Никому не удавалось так очертить Романа Виктюка, кокетку, неподдельный талант с его духом авантюры.
А как не может артистка оторвать глаз от своего единственного Фоменко, что бы он — любимое чудо — при ней и с ней ни вытворял.
И как найден резкий угол — взгляд со слишком малого отстояния на Эймунтаса Някрошюса, когда великий литовец ведет «Вишневый сад» (нестерпимая находка с кляпом, которым режиссер забивает крик Раневской в третьем акте).

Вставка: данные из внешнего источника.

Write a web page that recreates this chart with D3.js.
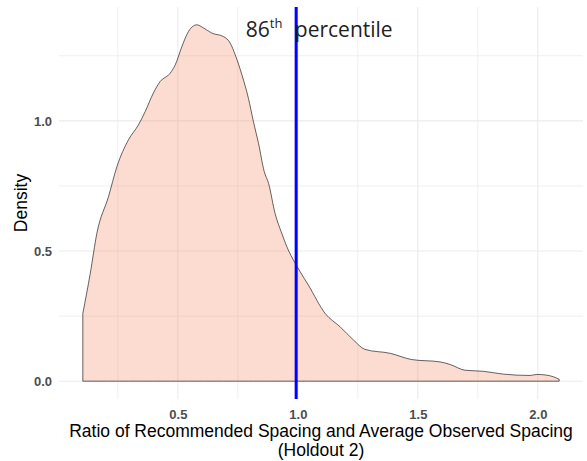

И как написан режиссер совсем другого ряда, другого толка — как она умела распознать и полюбить милое в Саше Белинском, моем однокашнике (мир его праху и слава его «Стакану воды», где Максакова вовсю играла герцогиню Мальборо, и ей так шел придуманный ими облик, дамский и главнокомандующего).
Не стоит ли хоть на один год передавать семинар по театральной критике — актеру? Не первому встречному, разумеется. Но вот Людмиле Максаковой? Лишь бы согласилась. Может быть, на таком семинаре она пояснила бы свои отношения с ролями. Как выходит, что печать личности определяет рисунок — его остроту, его внезапность, его дерзящую краткость, его шарм, игру, ум, усмешку — во всем узнаваема она, Людмила Васильевна Максакова. Но ничего похожего на то, что критик называет самораскрытием, лирической темой.
Упоительная Коринкина в «Без вины виноватых» — тень презрительности и полнота понимания, доля восхищения: а как не восхититься, какая же стерва, и вовсе не стерва, а прелесть.
Грандиозная при всех ее старушечьих «мя» и «ммя», выигрывающая карта не из той колоды, призрак Venus Moscovite, чарующий и бесстрашно гадкий — лицо фантастическое.
Воплощенная верность идеалу: вдова сенатора (или кем там был отец дяди Вани?), русский казус и героиня, она бы пошла в Сибирь за своим зятем-профессором. Как взят комизм верности…
Какое это имеет отношение к самораскрытию, к самоанализу, к автопортрету? Да никакого.
Если вас интересует, что у Максаковой на душе, из ролей не узнаете. Душа прикрыта плотно.
Роли прекрасны. Плачьте, кто не видел.